Je m’appelle hmmm

JE M’APPELLE HMMM

Agnès Troublé mostra-nos a importância dos planos fechados na ausência da linguagem falada, num filme que podia perfeitamente ser mudo.

É numa conversa de circunstância, que faz acompanhar a segunda refeição do dia de um grupo de camionistas, que o clapper dita o início do enredo. O ambiente parece descontraído, pois assim o percecionam os planos iniciais. Assistimos a cenas que se alternam entre o ambiente vivido em casa de Céline, a protagonista, e um camionista que segue em viagem por estradas que no final do filme se mostram sem saída. Falo-vos de “Je m’appelle hmmm”, o primeiro filme de Agnès Troublé e que está inserido na Competição Internacional de Longas-Metragens do IndieLisboa’14.

Céline tem 11 anos. Vive no seio de uma família que se prevê desconstruída. Uma mãe distante, dada a carga laboral, um pai desempregado, uma avó ingénua e puritana e dois irmãos cuja inocência não lhes permite estar a par do que se passa em redor. É necessário algum tempo para percebermos o que pode haver em comum entre Céline e um camionista cujo olhar suplanta solidão e abolia. Por outro lado, é imediata a visão sobre o tema central do plot: Céline ou hmmm, como mais tarde se faz apresentar, sofre de abusos sexuais do pai. Um pai que parece pacífico, mas que ao mesmo tempo transpira revolta e frustração.

Na protagonista vemos alguém com a idade trocada. Pela consciência e maturidade que transparece, através da forma preocupada com que encara as lides domésticas e, essencialmente, pela forma silenciosa com que guarda os abusos do próprio pai.

É durante uma visita de estudo que Céline e o camionista, que até então desconhecemos o nome, se cruzam na praia. As cenas em cadeia vão-nos dando conta de que este encontro ia acontecer. Tal como o desaparecimento da protagonista que se indicia quando esta escreve ‘’un jour je m’en iré’’ no antebraço esquerdo. Embora esta seja a primeira longa-metragem de Agnès Troublé, podemos desde logo perceber a importância que dá aos pormenores e aos simbolismos. Chego a pensar que estes acabam por fornecer mais informação à história do que os próprios diálogos. É possível desvendar parte do caracter das personagens através do olhar e dos gestos. Tal como a ação, que carregada de simbolismo, leva-nos a encontrar justificação para determinados porquês que inicialmente se apresentam sem resposta.
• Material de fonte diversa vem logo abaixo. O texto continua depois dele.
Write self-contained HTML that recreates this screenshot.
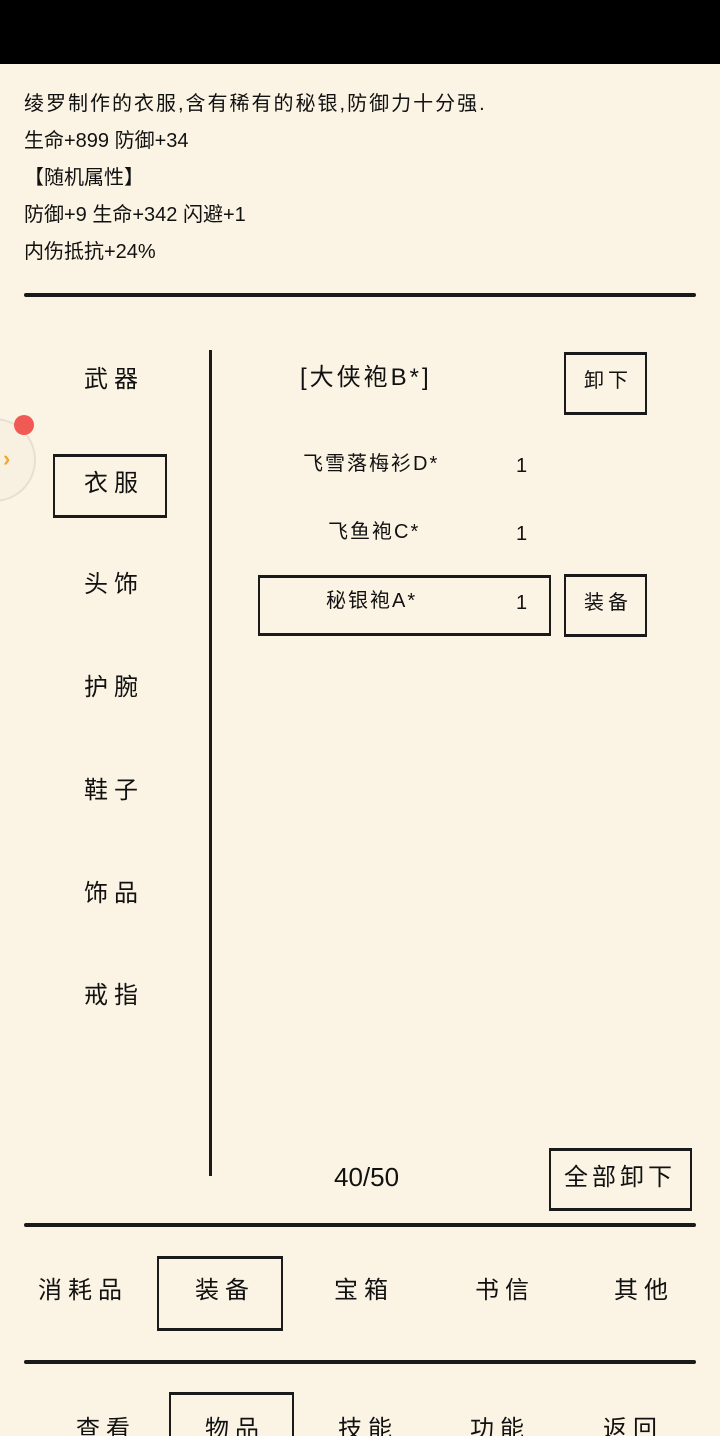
<!DOCTYPE html>
<html><head><meta charset="utf-8"><style>
html,body{margin:0;width:720px;height:1436px;overflow:hidden}
body{background:#fbf4e4;position:relative;font-family:"Liberation Sans","Noto Sans CJK SC",sans-serif;color:#111}
.a{position:absolute;white-space:nowrap}
.t{font-size:20px;line-height:24px}
.hl{position:absolute;left:24px;width:672px;height:4px;background:#1a1a1a;border-radius:2px}
.bx{position:absolute;border:2px solid #1a1a1a;border-top-width:3px;border-bottom-width:3px;box-sizing:border-box}
.m{font-size:24px;letter-spacing:6px;line-height:28px}
</style></head><body>
<div class="a" style="left:0;top:0;width:720px;height:64px;background:#000"></div>
<div class="a t" style="left:24px;top:92px;letter-spacing:2px">绫罗制作的衣服,含有稀有的秘银,防御力十分强.</div>
<div class="a t" style="left:24px;top:129px">生命+899 防御+34</div>
<div class="a t" style="left:24px;top:166px">【随机属性】</div>
<div class="a t" style="left:24px;top:203px">防御+9 生命+342 闪避+1</div>
<div class="a t" style="left:24px;top:240px">内伤抵抗+24%</div>
<div class="hl" style="top:293px"></div>
<div class="a" style="left:209px;top:350px;width:3px;height:826px;background:#1a1a1a"></div>
<div class="a m" style="left:84px;top:366px">武器</div>
<div class="bx" style="left:53px;top:454px;width:114px;height:64px"></div>
<div class="a m" style="left:84px;top:470px">衣服</div>
<div class="a m" style="left:84px;top:571px">头饰</div>
<div class="a m" style="left:84px;top:674px">护腕</div>
<div class="a m" style="left:84px;top:777px">鞋子</div>
<div class="a m" style="left:84px;top:880px">饰品</div>
<div class="a m" style="left:84px;top:982px">戒指</div>
<div class="a" style="left:-48px;top:418px;width:80px;height:80px;border-radius:50%;border:2px solid #e6e0d4;background:#f8f1e2"></div>
<div class="a" style="left:3px;top:446px;color:#f0a830;font-size:22px;font-weight:bold">›</div>
<div class="a" style="left:14px;top:415px;width:20px;height:20px;border-radius:50%;background:#ef5a54"></div>
<div class="a" style="left:300px;top:364px;font-size:24px;letter-spacing:3px;line-height:28px">[大侠袍B*]</div>
<div class="bx" style="left:564px;top:352px;width:83px;height:63px"></div>
<div class="a" style="left:584px;top:369px;font-size:20px;letter-spacing:4px;line-height:24px">卸下</div>
<div class="a t" style="left:303px;top:452px;letter-spacing:2px">飞雪落梅衫D*</div>
<div class="a t" style="left:516px;top:454px">1</div>
<div class="a t" style="left:328px;top:520px;letter-spacing:2px">飞鱼袍C*</div>
<div class="a t" style="left:516px;top:522px">1</div>
<div class="bx" style="left:258px;top:575px;width:293px;height:61px"></div>
<div class="a t" style="left:326px;top:589px;letter-spacing:2px">秘银袍A*</div>
<div class="a t" style="left:516px;top:591px">1</div>
<div class="bx" style="left:564px;top:574px;width:83px;height:63px"></div>
<div class="a" style="left:584px;top:591px;font-size:20px;letter-spacing:4px;line-height:24px">装备</div>
<div class="a" style="left:334px;top:1162px;font-size:26px;line-height:30px">40/50</div>
<div class="bx" style="left:549px;top:1148px;width:143px;height:63px"></div>
<div class="a" style="left:564px;top:1164px;font-size:24px;letter-spacing:4px;line-height:28px">全部卸下</div>
<div class="hl" style="top:1223px"></div>
<div class="a m" style="left:38px;top:1277px">消耗品</div>
<div class="bx" style="left:157px;top:1256px;width:126px;height:75px"></div>
<div class="a m" style="left:195px;top:1277px">装备</div>
<div class="a m" style="left:334px;top:1277px">宝箱</div>
<div class="a m" style="left:475px;top:1277px">书信</div>
<div class="a m" style="left:614px;top:1277px">其他</div>
<div class="hl" style="top:1360px"></div>
<div class="bx" style="left:169px;top:1392px;width:125px;height:60px"></div>
<div class="a m" style="left:76px;top:1416px">查看</div>
<div class="a m" style="left:205px;top:1416px">物品</div>
<div class="a m" style="left:338px;top:1416px">技能</div>
<div class="a m" style="left:470px;top:1416px">功能</div>
<div class="a m" style="left:603px;top:1416px">返回</div>
</body></html>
Inicialmente, Peter (o camionista) segue viagem sem saber que Céline o acompanha. Os diálogos entre os dois são poucos e os que existem vão sendo trocados entre o Inglês e o Francês. Vemos aqui o idioma como uma possível barreira. Mas não. De todo. Assistimos a uma encenação, que envolvida numa forte carga emocional, nos dá conta de tudo, mesmo sem que seja necessário falar muito. Vamos percebendo a existência de um sentimento de proteção que se vai criando à medida que o destino se encurta. Por trás desta viagem temos uma família que não sabe do paradeiro da filha. Porém, temos um pai que, consciente dos motivos que a levaram a fugir, transpira inquietude.

O óbvio remata o final da história: Peter é encontrado pela polícia com Céline. Os sentidos perdem-se. O camionista, que além de um camião conduzia um vazio interior, suicida-se assim que é acusado de ter abusado da menor. Céline dá de caras com o regresso à realidade. Restam um olhar triste e sombrio, que auxiliam o momento em que profere o seu nome pela última vez: Je m’appelle hmmm.
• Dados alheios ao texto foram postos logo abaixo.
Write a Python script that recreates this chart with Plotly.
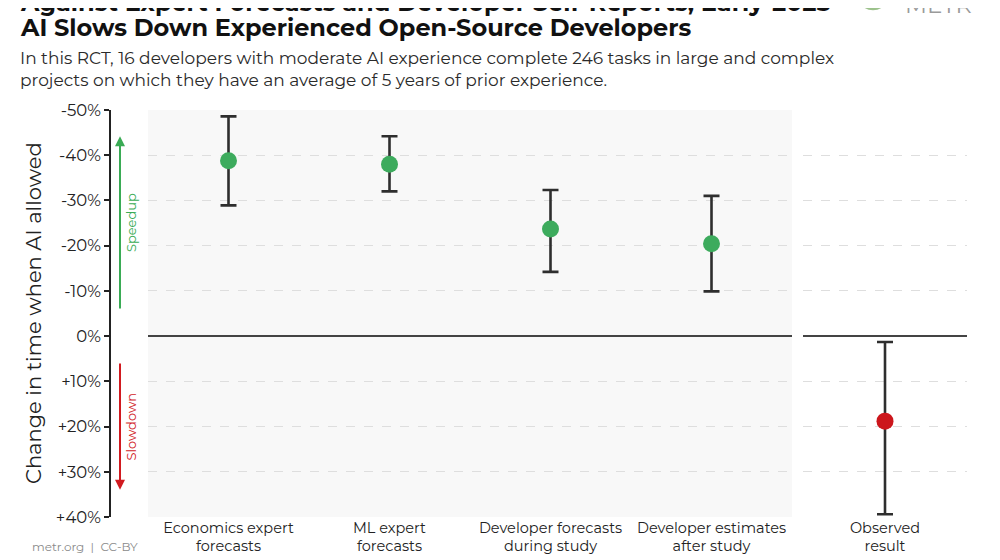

Uma história simples, mas que facilmente consegue captar a atenção do espectador. Graças à mistura de géneros que a envolvem; aos ínfimos pormenores capazes de substituir os diálogos; à encenação da protagonista, a pequena Lou-Lélia Demerliac, que soube exatamente como transformar em gestos, as palavras e os sentimentos; e, claro, à banda sonora que faz acompanhar os momentos mudos e que permite encher a ação com a dose de melancolia acertada.